RCMP warn of webcam scams
Computer webcams are a great way to keep in touch with friends and family, but they can also be dangerous.
The RCMP’S Technological Crime Unit is advising the public to be aware of the risks associated with using the devices online.
In particular, police advise to be wary of online services that allow people to engage in webcam sessions with complete strangers from anywhere in the world.
There have been a few instances in Newfoundland and Labrador where a person has engaged in what appeared to be a one-on-one intimate session with someone they didn’t know and soon found out that the other person was not who they observed on the webcam.
Instead, the other person was streaming video to give the impression that it was coming from the webcam. In the process, they capture the other person’s intimate actions and then threaten to disclose that video to Facebook friends or publish it online if the person doesn’t pay a sum of money or engage in further intimate acts on camera.

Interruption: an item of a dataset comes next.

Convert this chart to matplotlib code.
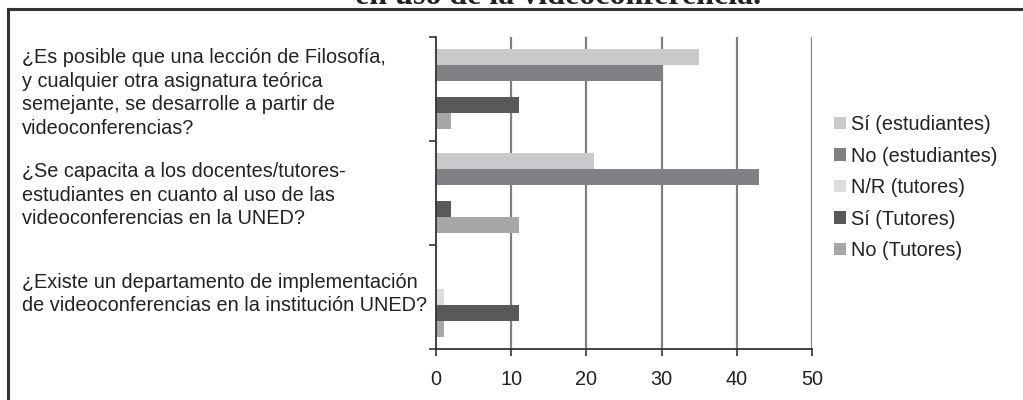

Sgt. Jacques Boucher suggested anything done online, even if you think it is a private session, could be captured by the other party and then used for extortion.
“Some of these online criminals can project a very believable identity (supported by a Facebook page, personal email account, Instant Messaging account, even provide a phone number) and appear trust worthy.
“Even in cases where the other person is known there is a risk that embarrassing/intimate/private actions or words could be captured by the other party and disclosed at a later time.”
The RCMP Technological Crime Unit urges anyone who becomes a victim of extortion (whether for money or to direct them to do something) should contact the police immediately and keep these tips in mind:
- Conduct yourself online in a manner that will not put you at risk of being extorted.
- Strictly monitor your children if they have a webcam on their computer.
- Do not delete anything on the computer as it may contain evidence required by police to pursue their investigation.